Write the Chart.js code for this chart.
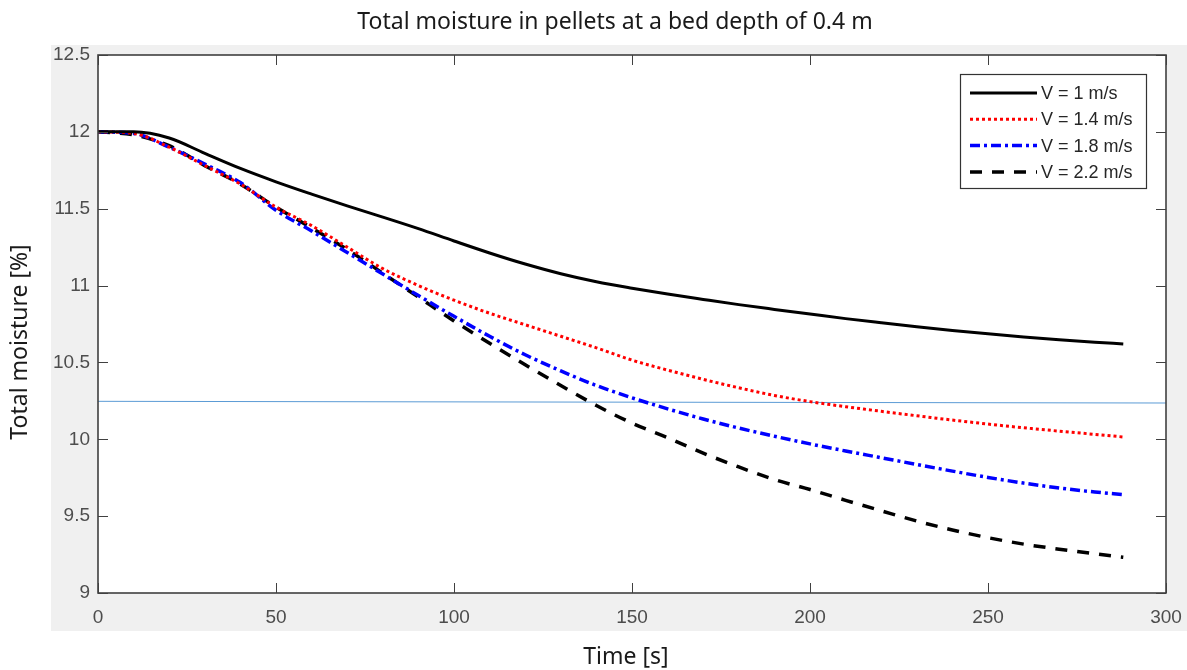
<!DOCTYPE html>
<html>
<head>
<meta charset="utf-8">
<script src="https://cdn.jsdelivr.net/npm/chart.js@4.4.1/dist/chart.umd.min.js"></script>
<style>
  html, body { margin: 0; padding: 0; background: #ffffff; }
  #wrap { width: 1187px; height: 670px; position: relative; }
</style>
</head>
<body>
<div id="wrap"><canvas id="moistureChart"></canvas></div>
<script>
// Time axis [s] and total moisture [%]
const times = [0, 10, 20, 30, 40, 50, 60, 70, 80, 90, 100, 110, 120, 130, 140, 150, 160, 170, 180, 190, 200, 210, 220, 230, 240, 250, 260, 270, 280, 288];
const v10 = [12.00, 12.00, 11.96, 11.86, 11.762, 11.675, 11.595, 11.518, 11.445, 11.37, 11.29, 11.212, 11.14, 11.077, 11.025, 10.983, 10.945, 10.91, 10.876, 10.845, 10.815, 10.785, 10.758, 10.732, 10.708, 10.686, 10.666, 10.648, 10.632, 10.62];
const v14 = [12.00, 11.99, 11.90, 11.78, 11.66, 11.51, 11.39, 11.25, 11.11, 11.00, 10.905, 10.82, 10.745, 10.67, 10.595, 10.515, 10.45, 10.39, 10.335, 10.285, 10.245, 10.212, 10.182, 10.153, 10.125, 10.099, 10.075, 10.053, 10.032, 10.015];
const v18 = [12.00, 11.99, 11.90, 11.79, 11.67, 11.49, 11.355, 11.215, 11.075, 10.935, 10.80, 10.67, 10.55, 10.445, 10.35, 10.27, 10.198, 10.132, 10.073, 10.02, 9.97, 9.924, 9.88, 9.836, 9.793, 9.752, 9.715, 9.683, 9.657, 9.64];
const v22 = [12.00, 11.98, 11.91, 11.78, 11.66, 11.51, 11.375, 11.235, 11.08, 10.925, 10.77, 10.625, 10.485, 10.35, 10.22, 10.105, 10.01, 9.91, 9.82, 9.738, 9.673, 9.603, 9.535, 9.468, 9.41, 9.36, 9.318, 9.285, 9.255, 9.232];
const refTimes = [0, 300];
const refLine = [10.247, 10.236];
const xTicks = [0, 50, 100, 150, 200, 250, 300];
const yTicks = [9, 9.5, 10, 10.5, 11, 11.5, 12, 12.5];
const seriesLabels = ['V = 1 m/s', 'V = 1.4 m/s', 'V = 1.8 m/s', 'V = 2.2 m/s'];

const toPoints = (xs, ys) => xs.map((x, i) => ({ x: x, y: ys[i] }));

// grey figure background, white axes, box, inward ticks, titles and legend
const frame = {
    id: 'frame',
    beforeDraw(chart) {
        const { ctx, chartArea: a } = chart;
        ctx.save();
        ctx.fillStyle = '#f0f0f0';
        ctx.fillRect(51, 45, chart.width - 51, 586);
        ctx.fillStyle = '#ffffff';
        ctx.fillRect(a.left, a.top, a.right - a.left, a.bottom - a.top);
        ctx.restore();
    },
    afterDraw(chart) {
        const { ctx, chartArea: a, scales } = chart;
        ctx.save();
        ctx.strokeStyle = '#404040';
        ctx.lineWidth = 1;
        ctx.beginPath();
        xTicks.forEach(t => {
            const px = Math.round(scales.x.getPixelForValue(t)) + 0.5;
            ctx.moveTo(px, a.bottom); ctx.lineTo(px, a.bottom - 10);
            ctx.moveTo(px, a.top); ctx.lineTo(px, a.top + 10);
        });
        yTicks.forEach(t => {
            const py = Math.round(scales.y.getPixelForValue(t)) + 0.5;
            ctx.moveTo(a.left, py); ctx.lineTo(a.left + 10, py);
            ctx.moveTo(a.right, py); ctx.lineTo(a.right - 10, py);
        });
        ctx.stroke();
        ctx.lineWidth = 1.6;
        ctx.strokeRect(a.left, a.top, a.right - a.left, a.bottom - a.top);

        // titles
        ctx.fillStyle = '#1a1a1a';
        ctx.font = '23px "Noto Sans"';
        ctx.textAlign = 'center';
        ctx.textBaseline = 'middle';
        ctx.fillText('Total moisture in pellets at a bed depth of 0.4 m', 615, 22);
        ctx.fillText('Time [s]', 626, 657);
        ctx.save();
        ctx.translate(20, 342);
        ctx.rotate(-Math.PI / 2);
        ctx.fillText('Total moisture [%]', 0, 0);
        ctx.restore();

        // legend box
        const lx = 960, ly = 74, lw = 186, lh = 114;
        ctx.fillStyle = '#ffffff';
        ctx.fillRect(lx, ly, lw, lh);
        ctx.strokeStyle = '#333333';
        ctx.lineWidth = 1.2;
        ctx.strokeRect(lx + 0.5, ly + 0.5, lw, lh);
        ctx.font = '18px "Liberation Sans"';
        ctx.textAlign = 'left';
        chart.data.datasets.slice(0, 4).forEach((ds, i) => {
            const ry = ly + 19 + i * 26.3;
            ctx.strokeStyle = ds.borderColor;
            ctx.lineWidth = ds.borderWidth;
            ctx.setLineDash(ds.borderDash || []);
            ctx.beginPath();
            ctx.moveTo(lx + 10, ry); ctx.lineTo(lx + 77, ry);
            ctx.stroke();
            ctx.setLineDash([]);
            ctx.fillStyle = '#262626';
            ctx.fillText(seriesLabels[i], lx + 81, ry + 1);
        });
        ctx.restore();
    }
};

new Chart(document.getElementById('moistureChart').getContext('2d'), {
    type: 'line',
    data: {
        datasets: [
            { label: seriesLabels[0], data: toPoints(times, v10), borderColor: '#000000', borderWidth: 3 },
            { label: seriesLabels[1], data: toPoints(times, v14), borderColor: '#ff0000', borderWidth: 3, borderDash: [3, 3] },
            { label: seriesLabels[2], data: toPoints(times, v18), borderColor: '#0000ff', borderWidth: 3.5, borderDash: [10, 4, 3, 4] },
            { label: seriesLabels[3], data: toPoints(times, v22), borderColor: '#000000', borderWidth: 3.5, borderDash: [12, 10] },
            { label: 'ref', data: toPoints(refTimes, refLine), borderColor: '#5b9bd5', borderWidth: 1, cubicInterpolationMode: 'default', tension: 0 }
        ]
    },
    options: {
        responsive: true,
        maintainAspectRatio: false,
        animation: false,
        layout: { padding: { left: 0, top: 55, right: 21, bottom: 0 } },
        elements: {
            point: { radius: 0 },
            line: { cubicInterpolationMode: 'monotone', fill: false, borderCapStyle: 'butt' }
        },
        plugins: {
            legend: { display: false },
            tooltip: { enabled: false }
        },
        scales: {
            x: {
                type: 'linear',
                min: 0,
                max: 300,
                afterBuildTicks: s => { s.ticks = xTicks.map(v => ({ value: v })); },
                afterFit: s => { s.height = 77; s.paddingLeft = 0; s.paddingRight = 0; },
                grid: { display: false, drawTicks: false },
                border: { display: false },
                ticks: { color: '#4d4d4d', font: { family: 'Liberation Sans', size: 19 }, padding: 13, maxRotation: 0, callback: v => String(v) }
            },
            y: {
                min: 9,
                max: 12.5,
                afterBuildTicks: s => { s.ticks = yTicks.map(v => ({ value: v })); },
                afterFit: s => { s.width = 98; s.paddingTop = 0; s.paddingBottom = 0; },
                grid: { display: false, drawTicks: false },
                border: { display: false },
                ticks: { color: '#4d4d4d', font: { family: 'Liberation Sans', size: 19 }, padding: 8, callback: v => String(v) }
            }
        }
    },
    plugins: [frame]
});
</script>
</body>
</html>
******
What you have to do: Give back exactly the lines from the first line of the data through the line with "const toPoints = (xs, ys)", pictures excluded.

Final answer:
Write the Chart.js code for this chart.
<!DOCTYPE html>
<html>
<head>
<meta charset="utf-8">
<script src="https://cdn.jsdelivr.net/npm/chart.js@4.4.1/dist/chart.umd.min.js"></script>
<style>
  html, body { margin: 0; padding: 0; background: #ffffff; }
  #wrap { width: 1187px; height: 670px; position: relative; }
</style>
</head>
<body>
<div id="wrap"><canvas id="moistureChart"></canvas></div>
<script>
// Time axis [s] and total moisture [%]
const times = [0, 10, 20, 30, 40, 50, 60, 70, 80, 90, 100, 110, 120, 130, 140, 150, 160, 170, 180, 190, 200, 210, 220, 230, 240, 250, 260, 270, 280, 288];
const v10 = [12.00, 12.00, 11.96, 11.86, 11.762, 11.675, 11.595, 11.518, 11.445, 11.37, 11.29, 11.212, 11.14, 11.077, 11.025, 10.983, 10.945, 10.91, 10.876, 10.845, 10.815, 10.785, 10.758, 10.732, 10.708, 10.686, 10.666, 10.648, 10.632, 10.62];
const v14 = [12.00, 11.99, 11.90, 11.78, 11.66, 11.51, 11.39, 11.25, 11.11, 11.00, 10.905, 10.82, 10.745, 10.67, 10.595, 10.515, 10.45, 10.39, 10.335, 10.285, 10.245, 10.212, 10.182, 10.153, 10.125, 10.099, 10.075, 10.053, 10.032, 10.015];
const v18 = [12.00, 11.99, 11.90, 11.79, 11.67, 11.49, 11.355, 11.215, 11.075, 10.935, 10.80, 10.67, 10.55, 10.445, 10.35, 10.27, 10.198, 10.132, 10.073, 10.02, 9.97, 9.924, 9.88, 9.836, 9.793, 9.752, 9.715, 9.683, 9.657, 9.64];
const v22 = [12.00, 11.98, 11.91, 11.78, 11.66, 11.51, 11.375, 11.235, 11.08, 10.925, 10.77, 10.625, 10.485, 10.35, 10.22, 10.105, 10.01, 9.91, 9.82, 9.738, 9.673, 9.603, 9.535, 9.468, 9.41, 9.36, 9.318, 9.285, 9.255, 9.232];
const refTimes = [0, 300];
const refLine = [10.247, 10.236];
const xTicks = [0, 50, 100, 150, 200, 250, 300];
const yTicks = [9, 9.5, 10, 10.5, 11, 11.5, 12, 12.5];
const seriesLabels = ['V = 1 m/s', 'V = 1.4 m/s', 'V = 1.8 m/s', 'V = 2.2 m/s'];

const toPoints = (xs, ys) => xs.map((x, i) => ({ x: x, y: ys[i] }));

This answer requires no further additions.